District's proposed budget maintains programs

No staffing cuts expected, says superintendant


Not a single educational program or service is slated to be cut in the East Meadow School District’s proposed 2013-14 budget, nor are any staff layoffs expected, according to Superintendent Louis DeAngelo.

Adopted by the Board of Education on April 4, the proposal totals $188.2 million, a 1.83 percent increase over the current year. The tax levy, the amount of money the district would collect from taxpayers, would be $131 million, a 2.49 percent increase.

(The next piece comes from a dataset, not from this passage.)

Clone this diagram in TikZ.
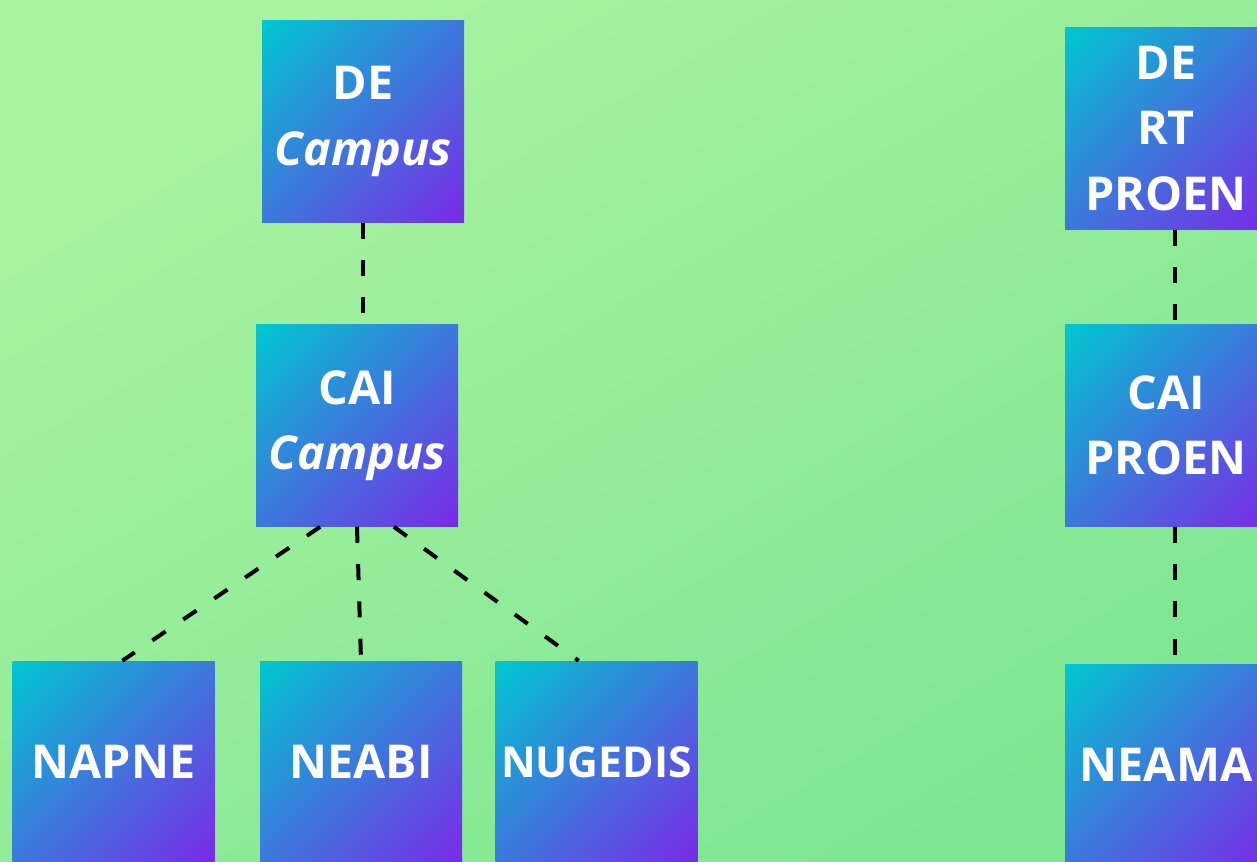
\documentclass[tikz,border=0pt]{standalone}
\usepackage{fontspec}
\setmainfont{Open Sans}
\usepackage{tikz}

\definecolor{bgtop}{HTML}{A9F2A0}
\definecolor{bgbot}{HTML}{7EE692}
\definecolor{boxcyan}{HTML}{00C6D0}
\definecolor{boxpurple}{HTML}{7A2AE8}

% gradient over the whole diagonal of a box
\pgfdeclareverticalshading{boxgrad}{100bp}{color(0bp)=(boxpurple); color(15bp)=(boxpurple);
  color(85bp)=(boxcyan); color(100bp)=(boxcyan)}

\tikzset{
  unit/.style={shading=boxgrad, shading angle=45,
    minimum width=151.5pt, minimum height=151.5pt,
    inner sep=0pt, text=white, align=center,
    font=\bfseries\fontsize{35}{49}\selectfont},
  link/.style={line width=3pt, dash pattern=on 12pt off 16pt}
}

\begin{document}
\begin{tikzpicture}[x=0.75pt,y=0.75pt,yscale=-1,xscale=1]
\useasboundingbox (0,0) rectangle (1257,861);

%Background
\shade[shading=axis, top color=bgtop, bottom color=bgbot, shading angle=30] (0,0) rectangle (1257,861);

% Campus side
\node [unit] (dec) at (363,121.5) {DE\\\textit{Campus}};
\node [unit] (caic) at (357,425.5) {CAI\\\textit{Campus}};
\node [unit] (napne) at (113.5,762) {NAPNE};
\node [unit] (neabi) at (361,762) {NEABI};
\node [unit, font=\bfseries\fontsize{32}{40}\selectfont] (nugedis) at (596.5,762) {NUGEDIS};

% PROEN side
\node [unit] (dertp) at (1166,128.5) {DE\\RT\\PROEN};
\node [unit] (caip) at (1166,425.5) {CAI\\PROEN};
\node [unit] (neama) at (1166,765) {NEAMA};

% Links
\draw [link] (dec.south) -- (dec.south |- caic.north);
\draw [link] (caic.250) -- (napne.85);
\draw [link] (caic.south) -- (neabi.north);
\draw [link] (caic.290) -- (nugedis.100);
\draw [link] (dertp.275) -- (caip.85);
\draw [link] (caip.275) -- (neama.85);

\end{tikzpicture}
\end{document}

The tax levy increase falls well below what is allowed under the state tax-cap legislation. The district could have raised the tax levy as much as 5.24 percent and still met the cap, but chose not to, DeAngelo said.

A simple majority will be needed to approve the budget when the public votes on it on May 21. “We recognize the need to limit our tax levy increase, given the tight economic times we are in,” said DeAngelo. “We want to be mindful of the taxpayers and at the same time preserve programs for our students. The proposed budget for East Meadow maintains all programs and services currently offered to students, yet does so within a minimal budget-to-budget increase and maintains a low tax levy.”

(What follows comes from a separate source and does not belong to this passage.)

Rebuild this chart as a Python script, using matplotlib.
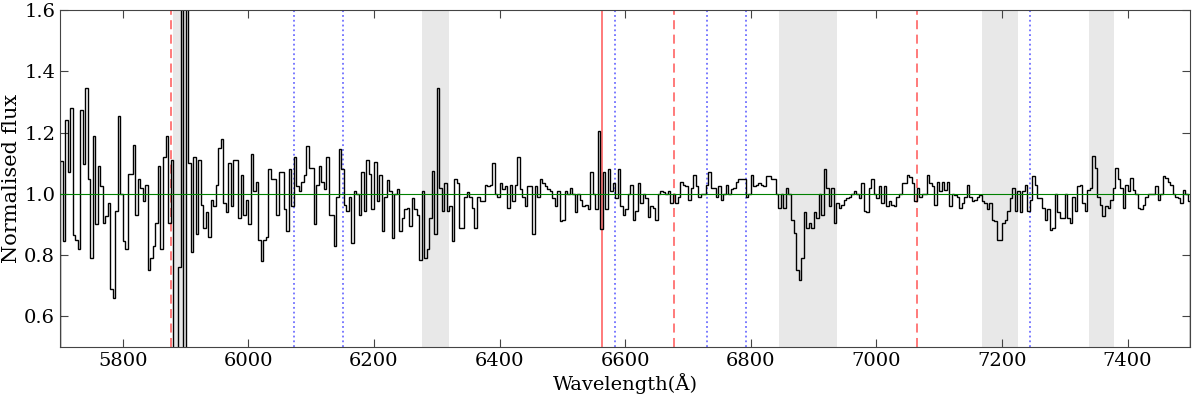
import numpy as np
import matplotlib
matplotlib.use("Agg")
import matplotlib.pyplot as plt

plt.rcParams['font.family'] = 'DejaVu Serif'

# binned spectrum: 4 A bins starting at 5700 A (one row = 40 A)
bin_width = 4
wave_start = 5700
flux = [
    1.107, 0.845, 1.24, 1.07, 1.28, 0.867, 0.85, 0.82, 1.275, 1.096,
    1.346, 1.05, 0.79, 1.19, 0.90, 1.09, 1.025, 0.905, 0.927, 0.97,
    0.69, 0.66, 0.943, 1.254, 1.00, 0.845, 0.82, 1.065, 1.065, 1.16,
    0.93, 1.05, 1.02, 0.975, 1.03, 0.753, 0.79, 0.83, 0.905, 1.09,
    0.82, 1.12, 1.19, 0.905, 1.11, 0.30, 0.30, 0.76, 1.95, 0.25,
    1.95, 1.10, 0.81, 1.12, 0.87, 1.11, 0.965, 0.89, 0.94, 0.86,
    0.98, 0.96, 1.03, 1.15, 1.18, 0.97, 0.94, 1.10, 0.96, 1.11,
    1.11, 0.92, 1.06, 0.93, 0.98, 0.90, 1.13, 1.01, 1.04, 0.85,
    0.78, 0.85, 0.86, 1.08, 1.05, 1.05, 0.93, 1.07, 1.07, 0.95,
    0.88, 1.08, 0.96, 1.12, 1.025, 1.01, 1.04, 1.06, 1.155, 1.085,
    1.085, 0.90, 1.03, 1.09, 1.04, 1.015, 1.12, 0.93, 0.93, 0.83,
    0.99, 1.145, 1.08, 0.965, 0.945, 0.99, 0.84, 1.01, 1.00, 0.93,
    1.07, 0.945, 1.11, 1.065, 0.95, 1.105, 0.975, 1.06, 0.88, 0.99,
    1.045, 1.01, 0.855, 1.00, 1.015, 0.88, 0.92, 0.95, 0.955, 0.895,
    0.985, 0.95, 0.93, 0.785, 1.01, 0.79, 0.82, 0.92, 1.075, 0.87,
    1.345, 1.02, 0.945, 1.035, 0.945, 0.96, 0.845, 1.05, 1.035, 0.89,
    0.89, 0.99, 1.005, 0.99, 0.955, 0.89, 0.99, 0.975, 0.975, 1.03,
    1.025, 1.03, 1.10, 1.00, 0.99, 1.035, 1.015, 1.025, 0.955, 1.03,
    0.975, 1.03, 1.12, 1.015, 0.99, 0.96, 1.025, 1.025, 0.87, 1.025,
    0.99, 1.05, 1.035, 1.025, 1.015, 1.01, 0.985, 0.96, 1.01, 0.91,
    0.915, 1.01, 1.00, 1.02, 1.00, 0.94, 1.00, 0.98, 0.96, 0.965,
    0.95, 1.07, 1.00, 0.95, 1.205, 0.885, 1.07, 0.95, 1.08, 1.01,
    1.035, 0.985, 1.08, 0.96, 0.93, 0.95, 1.00, 1.03, 0.915, 0.945,
    1.035, 0.97, 1.00, 0.985, 0.925, 0.96, 0.955, 0.915, 1.00, 1.01,
    1.005, 1.00, 1.01, 0.97, 1.00, 0.97, 0.99, 1.04, 1.03, 1.025,
    0.98, 1.02, 1.063, 1.025, 0.99, 1.00, 1.00, 1.03, 1.07, 1.02,
    1.02, 0.99, 1.025, 0.98, 1.00, 1.03, 1.00, 1.015, 1.02, 1.04,
    1.047, 1.047, 1.047, 0.99, 1.00, 1.063, 1.025, 1.03, 1.035, 1.03,
    1.025, 1.058, 1.058, 1.05, 1.05, 1.00, 0.955, 1.00, 0.955, 1.02,
    1.00, 0.916, 0.873, 0.75, 0.72, 0.79, 0.94, 0.89, 0.905, 0.89,
    0.94, 0.92, 1.00, 0.93, 1.08, 1.02, 0.96, 1.02, 0.905, 0.97,
    0.955, 0.965, 0.98, 0.987, 0.99, 1.00, 1.01, 1.00, 0.985, 1.036,
    0.943, 0.94, 1.02, 1.05, 1.00, 0.987, 1.025, 0.97, 1.025, 0.96,
    0.975, 0.965, 0.96, 0.99, 1.00, 1.036, 1.036, 1.063, 1.055, 1.036,
    0.976, 1.02, 0.99, 1.00, 1.00, 1.063, 1.036, 1.025, 0.965, 1.04,
    1.01, 1.04, 1.014, 1.04, 0.96, 1.00, 0.995, 0.99, 0.954, 0.97,
    0.99, 1.03, 0.99, 0.975, 0.98, 0.99, 0.995, 0.976, 0.97, 0.95,
    0.97, 0.916, 0.91, 0.85, 0.85, 0.905, 0.916, 0.943, 0.987, 1.02,
    0.943, 1.01, 0.94, 1.01, 1.03, 0.943, 0.98, 1.058, 1.03, 0.987,
    0.987, 0.954, 0.916, 0.95, 0.883, 0.89, 1.00, 0.94, 0.92, 0.92,
    1.00, 0.92, 0.905, 0.99, 0.943, 1.025, 1.03, 0.97, 0.943, 1.014,
    1.02, 1.123, 1.085, 0.99, 0.965, 0.927, 0.96, 0.954, 0.98, 1.02,
    1.085, 1.047, 1.02, 0.954, 1.03, 1.01, 1.052, 1.014, 1.00, 0.954,
    0.95, 0.965, 0.99, 1.00, 1.00, 1.00, 1.025, 0.98, 1.00, 1.058,
    1.052, 1.04, 1.03, 1.00, 0.99, 0.987, 0.97, 1.014, 1.00, 0.976,
]

# masked (telluric) regions
bands = [(5880, 5901), (6277, 6320), (6845, 6938), (7168, 7225), (7339, 7378)]
# line markers
he_lines = [5876, 6678, 7065]
halpha = 6563
dotted_lines = [6072, 6150, 6583, 6731, 6793, 7244]

edges = wave_start + bin_width * np.arange(len(flux) + 1)

fig, ax = plt.subplots(figsize=(12, 3.98), dpi=100)
fig.subplots_adjust(left=0.05, right=0.992, top=0.975, bottom=0.128)

for lo, hi in bands:
    ax.axvspan(lo, hi, color='#e8e8e8', lw=0, zorder=0)

for w in he_lines:
    ax.axvline(w, color='#ff6f6f', ls='--', lw=1.3, dashes=(5, 3), zorder=1)
ax.axvline(halpha, color='#ff6f6f', ls='-', lw=1.3, zorder=1)
for w in dotted_lines:
    ax.axvline(w, color='#6f6fff', ls=':', lw=1.3, zorder=1)

ax.stairs(flux, edges, color='black', lw=1.0, zorder=2)
ax.axhline(1.0, color='green', lw=0.8, zorder=3)

ax.set_xlim(5700, 7500)
ax.set_ylim(0.5, 1.6)
ax.set_xticks(np.arange(5800, 7401, 200))
ax.set_yticks([0.6, 0.8, 1.0, 1.2, 1.4, 1.6])
ax.tick_params(direction='in', top=True, right=True, length=6, labelsize=14, color='#444444')
for s in ax.spines.values():
    s.set_color('#444444')

ax.set_xlabel('Wavelength(Å)', fontsize=14, labelpad=2)
ax.set_ylabel('Normalised flux', fontsize=15, labelpad=2)

fig.savefig('out.png', dpi=100)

Among the instructional and co-curricular programs the plan preserves are college and Advanced Placement-level courses, music, sports, science research, remedial and Academic Intervention Services and summer programs. Class sizes will be maintained.

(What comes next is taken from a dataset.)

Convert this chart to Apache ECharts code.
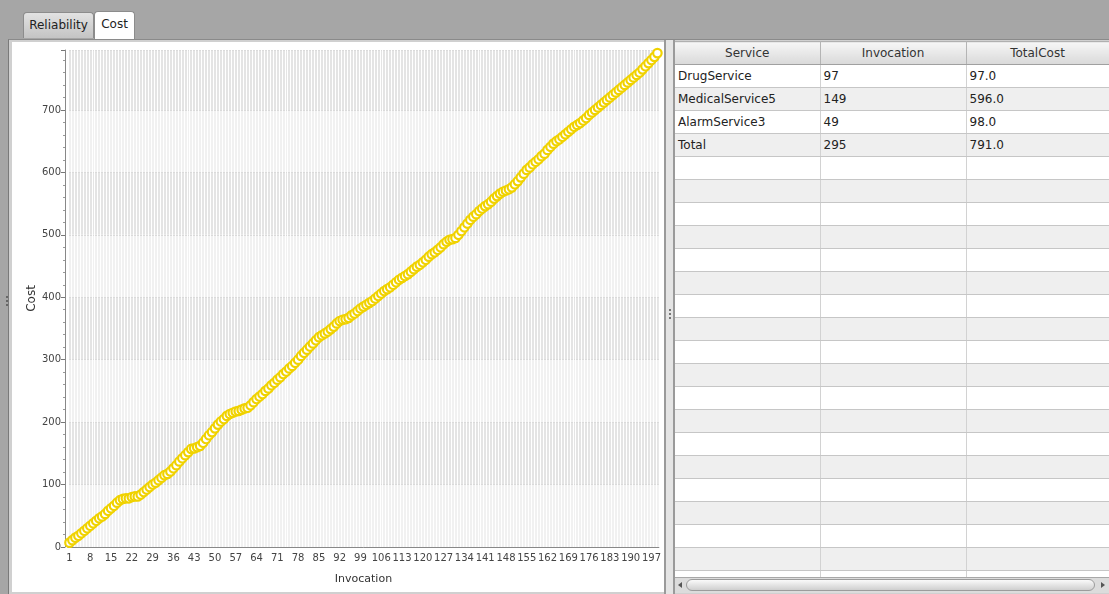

According to DeAngelo, the district will keep its programs and faculty intact because of “wise financial planning” over the years. He said that when he was first appointed superintendent four years ago, he worked with the central administration and Board of Education on the long-term use of the district’s reserve funds. He added that district officials always have a plan in place that looks five years ahead.

Approximately 78 percent of the budget is devoted to academic programs, 13 percent to capital expenses, such as building maintenance, and the remaining 9 percent to administrative costs.